I stumbled over another performance issue - in case a sequenceFlow is immediately triggered when a Task becomes active, the sequenceFlow is pretty slow - if the sequenceFlow is triggered with at least a bit of a timeout it is fast again

paed01 commented 2 months ago

I haven't encountered designs with multiple sequence flows to the same target. I have to think how to handle that.

paed01 commented 1 month ago

Can you test again with npm i bpmn-elements@rc (v16.2.0)?

It should be a little better, but no promises.

hvlwork commented 1 month ago

it does not look like it improved a lot

paed01 commented 1 month ago

Sorry about that. The complexity of a flow will have a performance impact, as in programming in general. Loopback is a fantastic thing but comes with a price.

Instead of loopback, could you end execution and start a new execution immediately after?

Or attempt to join as many sequences as possible before doing the loopback:

issue-42-example

hvlwork commented 1 month ago

Ending the loop will not be an option for us as we want to be able to define a process all together in the bpmn file. Also restarting a process would mean for us that we have to share information between process runs which we would like to avoid.
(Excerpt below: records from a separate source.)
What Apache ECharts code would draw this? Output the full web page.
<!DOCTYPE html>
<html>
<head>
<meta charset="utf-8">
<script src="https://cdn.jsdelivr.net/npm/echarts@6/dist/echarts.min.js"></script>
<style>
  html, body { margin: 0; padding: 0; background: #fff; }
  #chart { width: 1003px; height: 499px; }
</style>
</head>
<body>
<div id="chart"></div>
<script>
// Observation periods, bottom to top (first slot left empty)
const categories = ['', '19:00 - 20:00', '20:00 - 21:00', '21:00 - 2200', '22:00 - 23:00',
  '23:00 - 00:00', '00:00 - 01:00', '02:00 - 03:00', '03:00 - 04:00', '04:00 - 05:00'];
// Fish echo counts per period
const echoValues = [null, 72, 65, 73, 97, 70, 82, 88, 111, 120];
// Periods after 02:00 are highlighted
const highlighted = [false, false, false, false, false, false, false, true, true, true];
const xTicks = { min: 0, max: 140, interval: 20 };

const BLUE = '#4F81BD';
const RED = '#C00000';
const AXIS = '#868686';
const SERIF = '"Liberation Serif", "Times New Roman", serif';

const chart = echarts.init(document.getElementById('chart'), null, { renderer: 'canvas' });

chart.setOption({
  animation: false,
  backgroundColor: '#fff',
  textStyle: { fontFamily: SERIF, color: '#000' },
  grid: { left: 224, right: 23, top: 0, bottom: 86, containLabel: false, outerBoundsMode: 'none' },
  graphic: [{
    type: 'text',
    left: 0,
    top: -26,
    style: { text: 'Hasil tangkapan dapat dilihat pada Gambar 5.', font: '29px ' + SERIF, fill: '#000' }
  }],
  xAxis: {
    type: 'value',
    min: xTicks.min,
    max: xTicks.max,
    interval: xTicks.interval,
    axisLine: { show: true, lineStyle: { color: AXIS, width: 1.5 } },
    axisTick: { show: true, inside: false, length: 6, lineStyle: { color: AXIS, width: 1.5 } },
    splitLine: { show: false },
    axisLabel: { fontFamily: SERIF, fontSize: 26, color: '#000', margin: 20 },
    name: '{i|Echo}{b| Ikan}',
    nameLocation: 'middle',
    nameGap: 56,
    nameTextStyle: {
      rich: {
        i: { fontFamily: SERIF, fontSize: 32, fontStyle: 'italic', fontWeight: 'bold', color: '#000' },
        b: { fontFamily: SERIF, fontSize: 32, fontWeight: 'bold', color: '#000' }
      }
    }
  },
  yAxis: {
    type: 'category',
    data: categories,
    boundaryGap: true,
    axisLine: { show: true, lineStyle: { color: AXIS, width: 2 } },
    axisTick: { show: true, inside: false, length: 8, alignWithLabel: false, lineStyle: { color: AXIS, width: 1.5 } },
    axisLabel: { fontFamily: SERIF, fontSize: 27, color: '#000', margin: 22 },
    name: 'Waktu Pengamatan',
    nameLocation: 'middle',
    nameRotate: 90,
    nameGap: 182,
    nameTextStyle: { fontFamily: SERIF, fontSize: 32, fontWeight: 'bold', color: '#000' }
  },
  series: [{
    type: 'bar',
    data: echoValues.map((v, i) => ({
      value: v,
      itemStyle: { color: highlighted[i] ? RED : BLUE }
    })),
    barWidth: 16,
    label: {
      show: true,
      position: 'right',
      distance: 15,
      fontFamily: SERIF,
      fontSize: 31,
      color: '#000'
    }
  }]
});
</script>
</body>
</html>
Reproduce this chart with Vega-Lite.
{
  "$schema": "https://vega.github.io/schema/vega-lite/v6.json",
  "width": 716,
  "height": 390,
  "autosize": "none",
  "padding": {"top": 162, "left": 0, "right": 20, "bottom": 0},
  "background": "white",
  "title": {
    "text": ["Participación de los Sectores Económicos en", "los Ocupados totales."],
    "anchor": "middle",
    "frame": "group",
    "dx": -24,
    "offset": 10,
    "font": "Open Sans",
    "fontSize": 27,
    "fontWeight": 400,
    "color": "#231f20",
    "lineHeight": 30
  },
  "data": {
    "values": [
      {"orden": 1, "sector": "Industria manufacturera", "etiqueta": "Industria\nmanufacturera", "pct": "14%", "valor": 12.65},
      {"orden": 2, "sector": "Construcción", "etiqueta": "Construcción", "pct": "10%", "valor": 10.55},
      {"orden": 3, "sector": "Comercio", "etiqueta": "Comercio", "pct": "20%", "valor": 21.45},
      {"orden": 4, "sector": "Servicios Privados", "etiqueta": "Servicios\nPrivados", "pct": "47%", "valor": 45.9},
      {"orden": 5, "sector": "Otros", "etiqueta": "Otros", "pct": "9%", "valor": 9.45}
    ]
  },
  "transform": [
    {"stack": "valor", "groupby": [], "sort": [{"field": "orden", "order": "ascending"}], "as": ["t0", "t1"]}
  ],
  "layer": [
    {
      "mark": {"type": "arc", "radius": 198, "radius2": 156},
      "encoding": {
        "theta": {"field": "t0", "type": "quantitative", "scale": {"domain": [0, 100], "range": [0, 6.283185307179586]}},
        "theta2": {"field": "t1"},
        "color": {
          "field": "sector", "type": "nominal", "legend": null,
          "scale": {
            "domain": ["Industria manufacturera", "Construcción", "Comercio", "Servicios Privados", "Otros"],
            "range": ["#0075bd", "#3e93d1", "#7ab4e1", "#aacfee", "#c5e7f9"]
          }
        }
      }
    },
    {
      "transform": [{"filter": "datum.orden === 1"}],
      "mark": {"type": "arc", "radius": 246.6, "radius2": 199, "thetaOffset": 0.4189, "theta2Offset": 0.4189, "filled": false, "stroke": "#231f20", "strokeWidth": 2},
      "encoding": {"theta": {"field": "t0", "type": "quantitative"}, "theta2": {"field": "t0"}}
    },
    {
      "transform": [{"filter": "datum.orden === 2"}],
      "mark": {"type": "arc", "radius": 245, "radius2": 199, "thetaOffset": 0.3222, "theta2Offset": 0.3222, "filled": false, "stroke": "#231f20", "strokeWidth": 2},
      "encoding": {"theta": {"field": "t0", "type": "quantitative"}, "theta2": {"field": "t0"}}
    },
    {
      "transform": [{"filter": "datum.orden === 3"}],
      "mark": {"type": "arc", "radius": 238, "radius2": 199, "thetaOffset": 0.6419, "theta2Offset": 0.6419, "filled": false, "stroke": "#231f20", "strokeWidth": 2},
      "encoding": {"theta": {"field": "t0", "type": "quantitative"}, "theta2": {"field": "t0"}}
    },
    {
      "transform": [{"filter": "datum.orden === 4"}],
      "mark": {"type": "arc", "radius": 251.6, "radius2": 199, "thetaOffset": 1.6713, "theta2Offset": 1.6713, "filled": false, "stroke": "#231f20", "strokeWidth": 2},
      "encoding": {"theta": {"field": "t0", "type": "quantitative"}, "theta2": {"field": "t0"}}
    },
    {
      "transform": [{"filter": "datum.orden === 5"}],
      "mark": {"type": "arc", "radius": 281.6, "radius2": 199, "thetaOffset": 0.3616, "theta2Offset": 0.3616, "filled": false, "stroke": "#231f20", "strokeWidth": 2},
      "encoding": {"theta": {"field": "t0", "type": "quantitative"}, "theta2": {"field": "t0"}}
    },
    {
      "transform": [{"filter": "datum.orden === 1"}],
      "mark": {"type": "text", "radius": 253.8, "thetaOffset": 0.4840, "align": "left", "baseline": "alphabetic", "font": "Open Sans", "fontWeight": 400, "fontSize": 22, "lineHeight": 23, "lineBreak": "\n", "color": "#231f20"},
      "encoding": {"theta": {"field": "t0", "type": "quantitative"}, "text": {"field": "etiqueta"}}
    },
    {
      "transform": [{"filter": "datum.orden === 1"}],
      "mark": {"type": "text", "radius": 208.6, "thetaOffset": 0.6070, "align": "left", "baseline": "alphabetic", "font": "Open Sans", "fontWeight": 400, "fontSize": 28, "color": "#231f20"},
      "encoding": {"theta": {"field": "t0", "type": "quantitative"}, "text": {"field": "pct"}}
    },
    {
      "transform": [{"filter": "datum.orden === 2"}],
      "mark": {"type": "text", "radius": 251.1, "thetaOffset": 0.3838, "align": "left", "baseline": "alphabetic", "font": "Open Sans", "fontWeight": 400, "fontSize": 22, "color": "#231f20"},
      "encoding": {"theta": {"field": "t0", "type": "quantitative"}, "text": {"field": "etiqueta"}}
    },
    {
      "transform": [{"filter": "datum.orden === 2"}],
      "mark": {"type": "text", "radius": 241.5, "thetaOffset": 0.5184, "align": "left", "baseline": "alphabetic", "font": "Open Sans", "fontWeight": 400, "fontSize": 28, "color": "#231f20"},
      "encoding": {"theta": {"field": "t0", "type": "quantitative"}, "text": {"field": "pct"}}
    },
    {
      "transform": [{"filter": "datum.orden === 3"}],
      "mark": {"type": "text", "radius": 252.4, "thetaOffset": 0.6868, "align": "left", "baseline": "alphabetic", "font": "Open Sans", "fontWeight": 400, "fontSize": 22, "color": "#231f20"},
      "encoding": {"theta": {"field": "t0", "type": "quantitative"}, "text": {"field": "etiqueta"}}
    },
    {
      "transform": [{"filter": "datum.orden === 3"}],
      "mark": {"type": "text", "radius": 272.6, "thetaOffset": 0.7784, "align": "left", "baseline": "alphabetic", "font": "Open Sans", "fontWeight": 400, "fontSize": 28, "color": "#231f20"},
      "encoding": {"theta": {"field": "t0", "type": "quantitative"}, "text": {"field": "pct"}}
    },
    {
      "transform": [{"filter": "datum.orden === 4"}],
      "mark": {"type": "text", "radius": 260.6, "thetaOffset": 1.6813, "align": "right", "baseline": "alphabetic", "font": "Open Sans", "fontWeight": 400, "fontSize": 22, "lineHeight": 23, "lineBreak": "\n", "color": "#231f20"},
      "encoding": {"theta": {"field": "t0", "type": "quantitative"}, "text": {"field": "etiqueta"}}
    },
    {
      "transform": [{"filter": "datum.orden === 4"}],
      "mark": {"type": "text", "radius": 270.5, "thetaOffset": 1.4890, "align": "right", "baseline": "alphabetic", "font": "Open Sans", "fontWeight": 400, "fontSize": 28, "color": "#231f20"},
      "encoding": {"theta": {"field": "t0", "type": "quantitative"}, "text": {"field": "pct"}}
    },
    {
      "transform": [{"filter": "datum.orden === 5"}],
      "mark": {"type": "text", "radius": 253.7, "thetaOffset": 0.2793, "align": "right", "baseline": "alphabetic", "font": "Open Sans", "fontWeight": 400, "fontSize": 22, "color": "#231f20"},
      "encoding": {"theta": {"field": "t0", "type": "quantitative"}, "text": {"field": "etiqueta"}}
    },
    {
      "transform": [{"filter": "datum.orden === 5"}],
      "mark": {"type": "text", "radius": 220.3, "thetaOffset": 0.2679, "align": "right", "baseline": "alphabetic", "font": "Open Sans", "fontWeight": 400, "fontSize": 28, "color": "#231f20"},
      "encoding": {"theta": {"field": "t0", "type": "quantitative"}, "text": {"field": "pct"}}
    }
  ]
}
I am not sure if I understand your second suggestion completely - the thing is that we do not want to execute tasks in parallel, we always want to execute one task, follow the sequence flow with the fitting condition and then execute the next task - I think with a parallel gateway the process would never finish as this gateway waits for token from all incoming flows

paed01 commented 1 month ago

In the example above, that is a subset of your diagram, the parallel join gateway will wait for all taken/discarded sequence flow before continuing. Hence, the parallel join gateway outbound - loopback - sequence flow will be taken once. Or if all inbound sequence flows are discarded, discarded once. The effect will be that Task 1 is not bothered more than necessary. Just a thought.